Русские и нерусские - страница 3
Справиться с хаосом в исторической реальности немец не мог – к этой невменяемой реальности он испытывал отвращение. Он стал выстраивать другую реальность – в мечтах и звуках. Мощь интеллекта, лишенного земной опоры, устремилась ввысь, подобно шпилю пламенеющей готики, и нашла себя в звездном небе. Древний опыт несторианской ереси, укрывшейся в холодных дебрях Севера от пустынного зноя ортодоксии, – акцент не на божественной, а на человеческой природе Духа, – позволил поместить нравственный закон «внутри нас», оставив все остальное вне закона.
Этот человеческий акцент позволил Духу избежать надмирности и укорениться в земном устроении, но поскольку в стиснутой соседями середине Европы места для устроения не было, – немецкая энергия ринулась обустраивать Мироздание в кабинетах.
По словам Фихте, эта энергия разметала скалы мыслей, из которых в следующие века возвела жилища. То ли жилища, то ли пепелища… немецкая классическая философия вовсе не имела в виду стать одним из источников беспощадной русской революции (как не имели этого в виду английская политэкономия и французский социализм). Но и для Германии философский опыт стал роковым.
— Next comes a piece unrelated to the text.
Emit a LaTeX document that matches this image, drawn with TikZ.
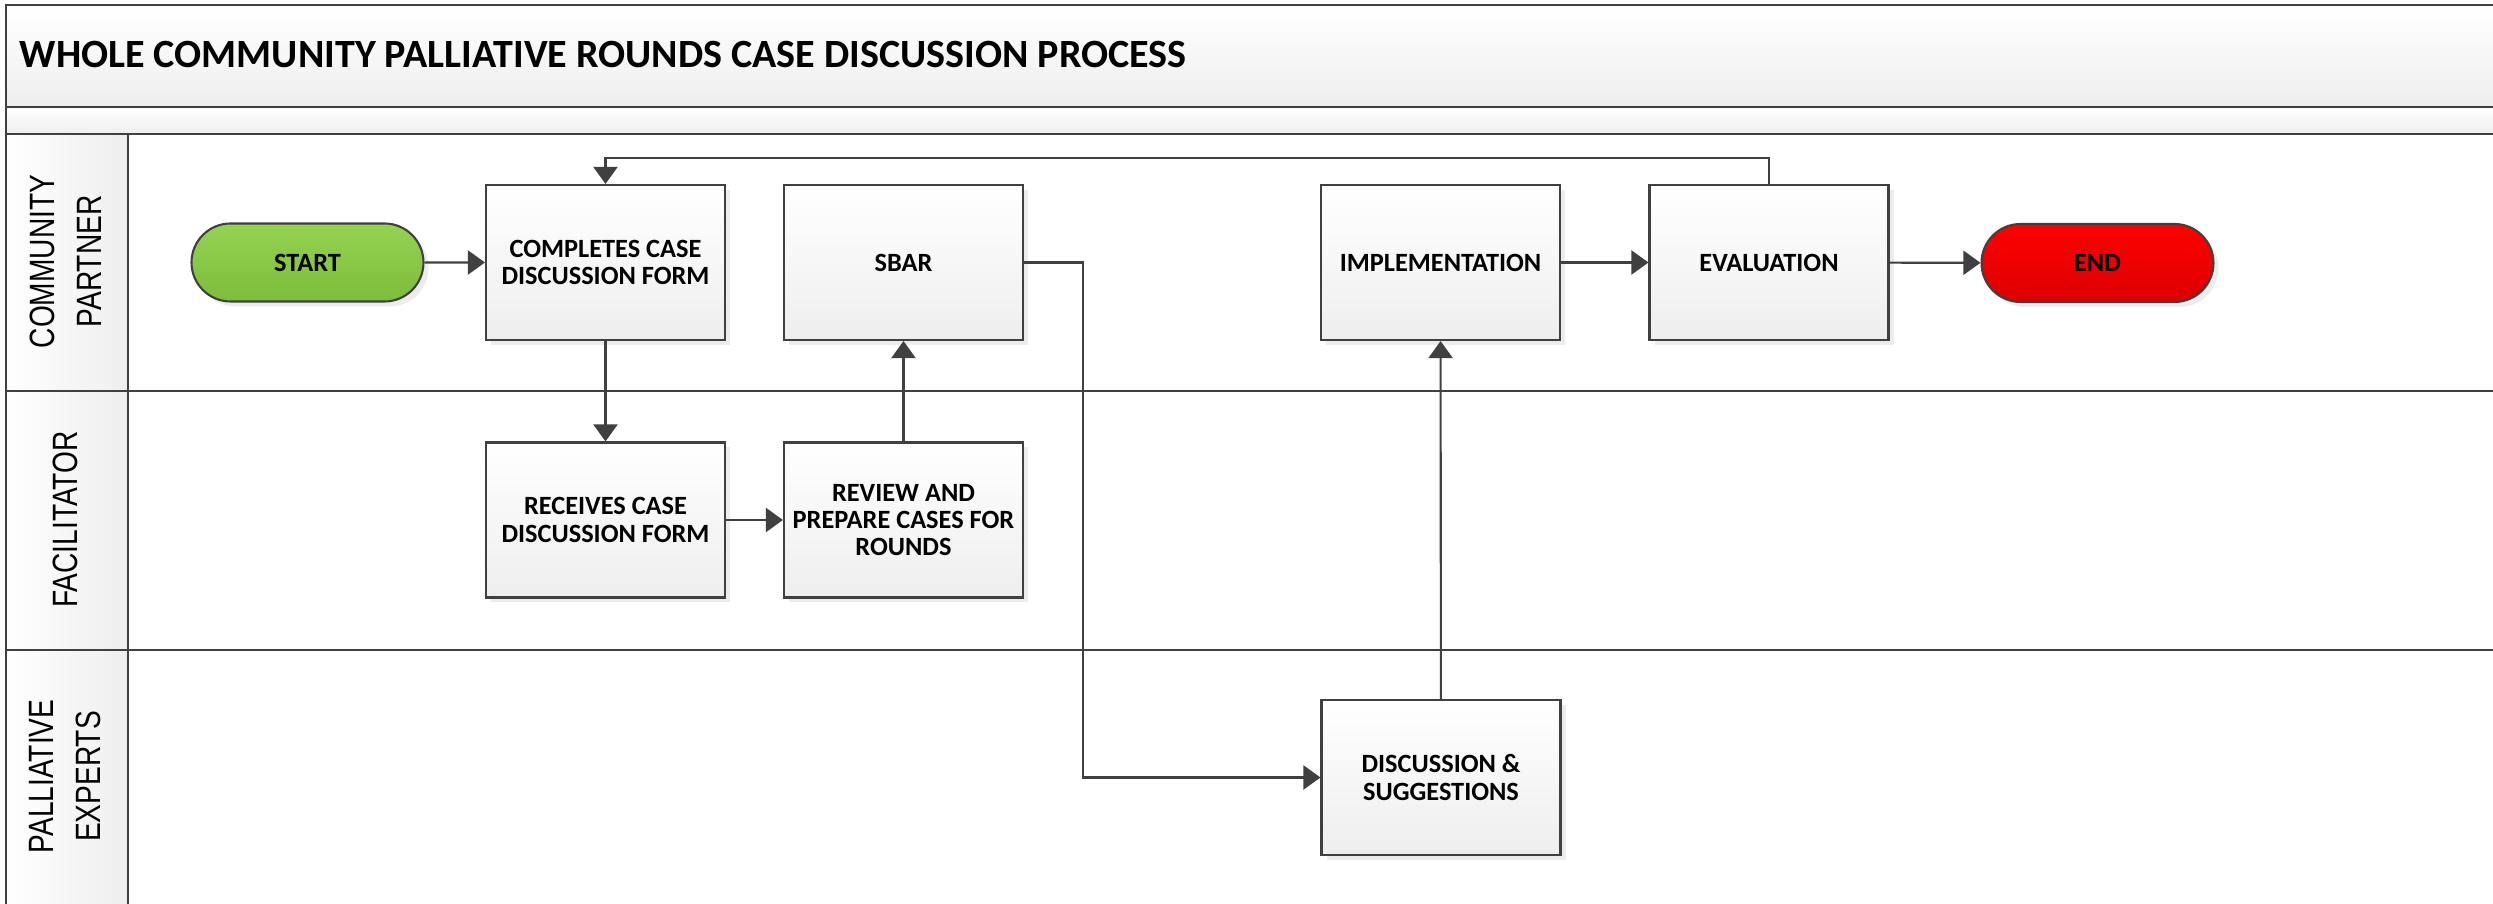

Интеллектуальный радикализм Германии не знал себе подобных, именно эта неповторимость придала немецкому духу величие и характерный блеск. Но что касается действительности, то тут имела место полная неспособность к прагматическому типу поведения, в котором примирились бы друг с другом мышление и жизнь, а разум стал бы разумным. Немецкий дух мало заботился об этом. Он был в буквальном смысле слова асоциален и стоял в прославляемом противоречии с жизнью: дух безоговорочный и концентрированный, всегда в позиции «не могу иначе», с почти апокалипсической «тягой к интеллектуальной пропасти», на краю которой виделась не столько банальная человеческая действительность, сколько целые эпохи и миры, гибнущие в катастрофе.
Господи, Бог мой, что этому Духу было до жизни!
Еще меньше дела было – до политики. Политика – искусство возможного, немецкий же Дух, убежденный в невозможности осуществления своих грез, строил несбыточное в музыке, в искусстве, в философии, в умозрении.
Это была тонкая месть реальному миру – посрамление реальности Духом.
Но пока на старинных портретах темнели погруженные в раздумья предки – на бренной земле назревали перемены, сравнимые с великим переселением народов: немцу недолго оставалось предаваться филистерскому счастью у семейного очага и лихорадке научного познания в тиши кабинетов.
Интересно, что новый Арминий появился не в Пруссии с ее железным бисмарковским самообладанием, а в Австрии с эмоциональной непредсказуемостью жителей разваливающейся империи. Возник дикий гибрид мифологического и рационального мышления. Народ поэтов и мыслителей поверил в миф – не в миф политического обустройства Германии, а в миф судьбоносного переустройства Вселенной.
Захотелось вернуть запутавшемуся миру простоту, величие, экстаз, харизму и гениальность. Не Бисмарк, а Перикл забрезжил в грезах. Автобаны, которые должны были связать воедино воссоединенный рейх, потом Европу, потом Мир, – показались чем-то вроде Рима с его культом порядка в пределах. Все, что в пределах, следовало очистить, все, что за пределами, – уничтожить. Умозрение окрасилось кровью.
Оставалось вложить в этот мировой проект немецкую последовательность и непомерную логику.